Wood painting at a private viewing of the Ronnie Wood Collection exhibition in December 2019
Wood painting at a private viewing of the Ronnie Wood Collection exhibition in December 2019 © Getty Images

I started painting at the age of three or four. I remember copying my older brothers who were commercial artists – they used to illustrate adverts, and a lot of columns and articles for newspapers. They were very draughtsman-like and I had more of a free style, but they used to encourage me. They admired the way I could be so free when I was painting. But I was intrigued by their work. I decided I wanted to be a scenic designer for the movies, but I couldn’t get in because you had to be in a union, or know the right person. 

I went on to art school at Ealing Art College, and I haven’t stopped painting since. It became more serious in the early ’80s when I was based in America. I was living a mad lifestyle and I was spending all my money when the band wasn’t working. I often found myself in “foreclosure”, as they call it. I thought, I’ve got to earn some money: I can paint. I started to do portraits of people who had influenced me – everyone from Michael Jackson to Mozart to Marley. They sold, and the grocery money started to come in.

The Destruction of a Civilised Riff, 2019, by Ronnie Wood
The Destruction of a Civilised Riff, 2019, by Ronnie Wood

At the height of the Stones’ fame, our lives were so boozy and there was so much travelling that I didn’t get time to paint. It was only when we were recording in Montauk, New York or the Caribbean – when we were bolted down – that I had some space. I would sit and draw Keith [Richards], or in the studio I’d watch Charlie [Watts] behind his drums and draw, or get different angles of Mick.

The band used to take the mickey out of me – everything was “by Ronnie Wood”, as if I were showing off. They found it hard to talk about art. Maybe it was because Charlie and Keith were artists themselves. They would think, oh, Ronnie’s flaunting his work again. I think it’s because I’ve tried not to sit on my work like Charlie does. He’s got a lot of line drawings but he never shows them to anyone. I was fortunate enough to see a few of them, and I said, “Your work should be seen!” 

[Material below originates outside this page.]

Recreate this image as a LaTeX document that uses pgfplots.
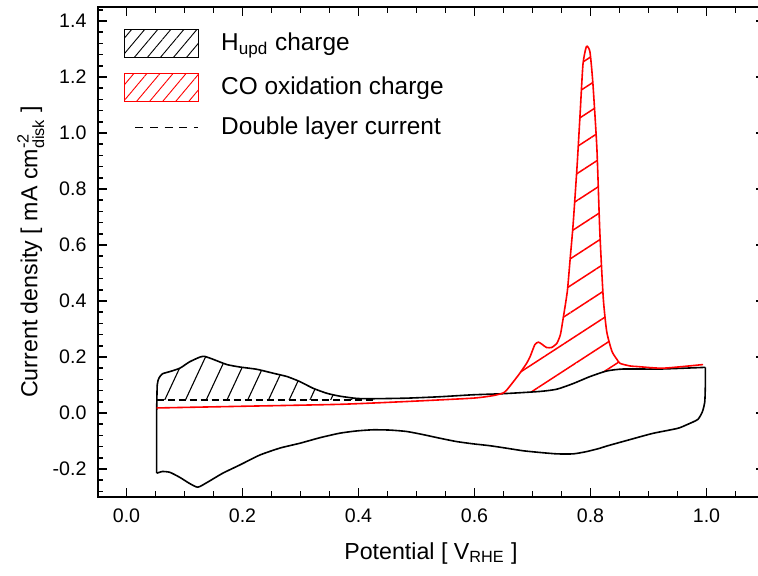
\documentclass[border=0pt]{standalone}
\usepackage{amsmath}
\usepackage{pgfplots}
\pgfplotsset{compat=1.18}
\usepgfplotslibrary{fillbetween}
\usetikzlibrary{patterns.meta}
\usepackage{fontspec}
\setmainfont{Liberation Sans}
\definecolor{cored}{RGB}{255,0,0}
\begin{document}
\begin{tikzpicture}
\begin{axis}[
  scale only axis, width=333.5pt, height=245pt,
  xmin=-0.05, xmax=1.1, ymin=-0.3, ymax=1.45,
  xtick={0,0.2,0.4,0.6,0.8,1.0},
  ytick={-0.2,0,0.2,0.4,0.6,0.8,1.0,1.2,1.4},
  minor xtick={-0.05,0,...,1.1},
  minor ytick={-0.28,-0.24,...,1.44},
  tick align=inside,
  major tick length=4.5pt, minor tick length=2.8pt,
  every tick/.style={black, line width=0.8pt},
  axis line style={line width=1pt},
  /pgf/number format/assume math mode=true,
  /pgf/number format/.cd, fixed, fixed zerofill, precision=1,
  /pgfplots/.cd,
  tick label style={font=\fontsize{9.8}{11}\selectfont},
  yticklabel style={xshift=-2.0pt},
  xticklabel style={yshift=-2.2pt},
  label style={font=\fontsize{11.6}{13}\selectfont},
  xlabel={Potential [ V\textsubscript{RHE} ]},
  ylabel={Current density [ mA cm$^{\text{-2}}_{\text{disk}}$ ]},
  xlabel style={at={(axis description cs:0.5,-0.115)}, anchor=center},
  ylabel style={at={(axis description cs:-0.1,0.5)}, anchor=center},
  legend style={draw=none, fill=none, inner sep=0pt, outer sep=0pt,
    at={(axis description cs:0.0397,0.955)}, anchor=north west,
    row sep=7.5pt, font=\fontsize{12.2}{14}\selectfont,
    nodes={inner sep=0pt, anchor=west}},
  legend cell align=left,
  /tikz/every odd column/.append style={column sep=11pt},
]
% legend entries
\addlegendimage{legend image code/.code={
  \draw[black, line width=0.5pt, pattern={Lines[angle=50,distance=5pt,line width=0.45pt]}, pattern color=black] (0pt,-7pt) rectangle (37pt,7pt);}}
\addlegendentry{H\textsubscript{upd} charge}
\addlegendimage{legend image code/.code={
  \draw[cored, line width=0.5pt, pattern={Lines[angle=50,distance=5pt,line width=0.45pt]}, pattern color=cored] (0pt,-7pt) rectangle (37pt,7pt);}}
\addlegendentry{CO oxidation charge}
\addlegendimage{legend image code/.code={
  \path[draw=none, fill=none] (0pt,-1pt) rectangle (37pt,1pt);
  \draw[black, line width=0.7pt, dash pattern=on 4pt off 3.3pt] (5.5pt,0pt) -- (37pt,0pt);}}
\addlegendentry{Double layer current}

% hatched areas (drawn first)
\addplot[draw=none, name path=anodhid, forget plot, smooth, tension=0.35] coordinates {
(0.053,0.100) (0.056,0.125) (0.062,0.140) (0.075,0.148) (0.092,0.160)
(0.109,0.183) (0.127,0.200) (0.135,0.202) (0.149,0.192) (0.173,0.173)
(0.196,0.164) (0.225,0.156) (0.253,0.142) (0.277,0.130) (0.299,0.112)
(0.322,0.088) (0.346,0.070) (0.368,0.060) (0.397,0.052) (0.425,0.051)
(0.483,0.053) (0.540,0.058) (0.597,0.065) (0.650,0.069) (0.713,0.077)
(0.742,0.085) (0.770,0.105) (0.799,0.130) (0.828,0.150) (0.856,0.157)
(0.920,0.157) (0.998,0.163)};
\addplot[draw=none, name path=dl, forget plot] coordinates {(0.052,0.047) (0.425,0.047)};
\addplot[draw=none, name path=co, forget plot, smooth, tension=0.35] coordinates {
(0.050,0.018) (0.200,0.024) (0.368,0.031) (0.483,0.041) (0.597,0.053)
(0.632,0.062) (0.649,0.071) (0.656,0.083) (0.676,0.136) (0.690,0.178)
(0.696,0.202) (0.704,0.244) (0.710,0.253) (0.716,0.246) (0.724,0.234)
(0.733,0.234) (0.742,0.249) (0.748,0.279) (0.752,0.327) (0.760,0.434)
(0.765,0.553) (0.770,0.673) (0.777,0.887) (0.782,1.066) (0.787,1.245)
(0.793,1.309) (0.799,1.290) (0.804,1.180) (0.811,0.945) (0.816,0.650)
(0.822,0.410) (0.828,0.290) (0.837,0.220) (0.846,0.190) (0.851,0.177)
(0.868,0.168) (0.880,0.166) (0.925,0.160) (0.994,0.173)};
\addplot[draw=none, forget plot, pattern={Lines[angle=65,distance=9.4pt,line width=0.55pt]}, pattern color=black]
  fill between[of=anodhid and dl, soft clip={domain=0.054:0.425}];
\addplot[draw=none, forget plot, pattern={Lines[angle=33,distance=11.3pt,line width=0.75pt]}, pattern color=cored]
  fill between[of=co and anodhid, soft clip={domain=0.645:0.95}];

% dashed double layer line
\addplot[forget plot, black, line width=0.7pt, dash pattern=on 3.5pt off 2pt] coordinates {(0.052,0.047) (0.425,0.047)};

% blank CV, anodic branch
\addplot[forget plot, black, line width=0.8pt, smooth, tension=0.35] coordinates {
(0.052,-0.215) (0.052,-0.100) (0.052,0.000) (0.053,0.100) (0.056,0.125) (0.062,0.140)
(0.075,0.148) (0.092,0.160) (0.109,0.183) (0.127,0.200) (0.135,0.202)
(0.149,0.192) (0.173,0.173) (0.196,0.164) (0.225,0.156) (0.253,0.142)
(0.277,0.130) (0.299,0.112) (0.322,0.088) (0.346,0.070) (0.368,0.060)
(0.397,0.052) (0.425,0.051) (0.483,0.053) (0.540,0.058) (0.597,0.065)
(0.650,0.069) (0.713,0.077) (0.742,0.085) (0.770,0.105) (0.799,0.130)
(0.828,0.150) (0.856,0.157) (0.920,0.157) (0.998,0.163)};
% blank CV, cathodic branch
\addplot[forget plot, black, line width=0.8pt, smooth, tension=0.35] coordinates {
(0.998,0.163) (0.998,0.100) (0.997,0.040) (0.993,0.005) (0.985,-0.023)
(0.967,-0.041) (0.950,-0.055) (0.907,-0.073) (0.868,-0.095) (0.828,-0.118)
(0.816,-0.126) (0.793,-0.138) (0.770,-0.146) (0.742,-0.146) (0.713,-0.141)
(0.684,-0.135) (0.656,-0.126) (0.627,-0.117) (0.597,-0.110) (0.569,-0.102)
(0.540,-0.090) (0.511,-0.077) (0.483,-0.066) (0.454,-0.061) (0.425,-0.060)
(0.397,-0.064) (0.368,-0.072) (0.334,-0.088) (0.299,-0.108) (0.265,-0.125)
(0.230,-0.150) (0.196,-0.185) (0.166,-0.215) (0.139,-0.248) (0.123,-0.265)
(0.109,-0.252) (0.092,-0.230) (0.075,-0.212) (0.062,-0.209) (0.052,-0.215)};
% CO stripping, anodic scan
\addplot[forget plot, cored, line width=0.8pt, smooth, tension=0.35] coordinates {
(0.052,0.018) (0.200,0.024) (0.368,0.031) (0.483,0.041) (0.597,0.053)
(0.632,0.062) (0.649,0.071) (0.656,0.083) (0.676,0.136) (0.690,0.178)
(0.696,0.202) (0.704,0.244) (0.710,0.253) (0.716,0.246) (0.724,0.234)
(0.733,0.234) (0.742,0.249) (0.748,0.279) (0.752,0.327) (0.760,0.434)
(0.765,0.553) (0.770,0.673) (0.777,0.887) (0.782,1.066) (0.787,1.245)
(0.793,1.309) (0.799,1.290) (0.804,1.180) (0.811,0.945) (0.816,0.650)
(0.822,0.410) (0.828,0.290) (0.837,0.220) (0.846,0.190) (0.851,0.177)
(0.868,0.168) (0.880,0.166) (0.925,0.160) (0.994,0.173)};
\coordinate (bl) at (rel axis cs:0,0);
\coordinate (tr) at (rel axis cs:1,1);
\end{axis}
\pgfresetboundingbox
\path[use as bounding box] ([shift={(-48.75pt,-39.15pt)}]bl) rectangle ([shift={(-3.25pt,3.5pt)}]tr);
\end{tikzpicture}
\end{document}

Voodoo ’95, 2019, by Ronnie Wood
Voodoo ’95, 2019, by Ronnie Wood

Now I paint in my own studio, which is a converted 19th-century workers’ cottage about a mile from my house. I walk through the forest, get some inspiration, and then paint. The walk is coming through on a lot of my canvases now. We’ve been having beautiful days, and also cold wintry ones, so the light changes all the time. Since the lockdown I’ve had the luxury of time, so I can come down here. It reminds me of when I was at art school, spending the afternoon making art. And I often go to my books for inspiration. I have a huge collection of books on artists across all the different movements – the Renaissance, right through to the impressionists and the expressionists. At the moment I’m focused on Eugène Delacroix. I love the action in his work, the way he paints horses and people and movement. I’ve just finished a book on El Greco, and recently I did a skit on Picasso – a take on The Dance. I did a couple of canvases – one which sold immediately and one I’ve kept. The original was in the Tate Modern. I went and saw it and it was like going to a gig. I was like, “Wow, there it is!” I was pushing people out of the way. It was like it was my painting.

You see art by other people in showbiz – people like Tony Curtis and Tony Bennett – and people say they should stick to acting or singing. It’s a hard struggle to be known for one thing, then try to crack it in another. Being a guitar player and a rock ’n’ roller, it was difficult, at first, to be accepted in the art world as a painter. But I can paint. You just have to press on. Your work speaks for itself.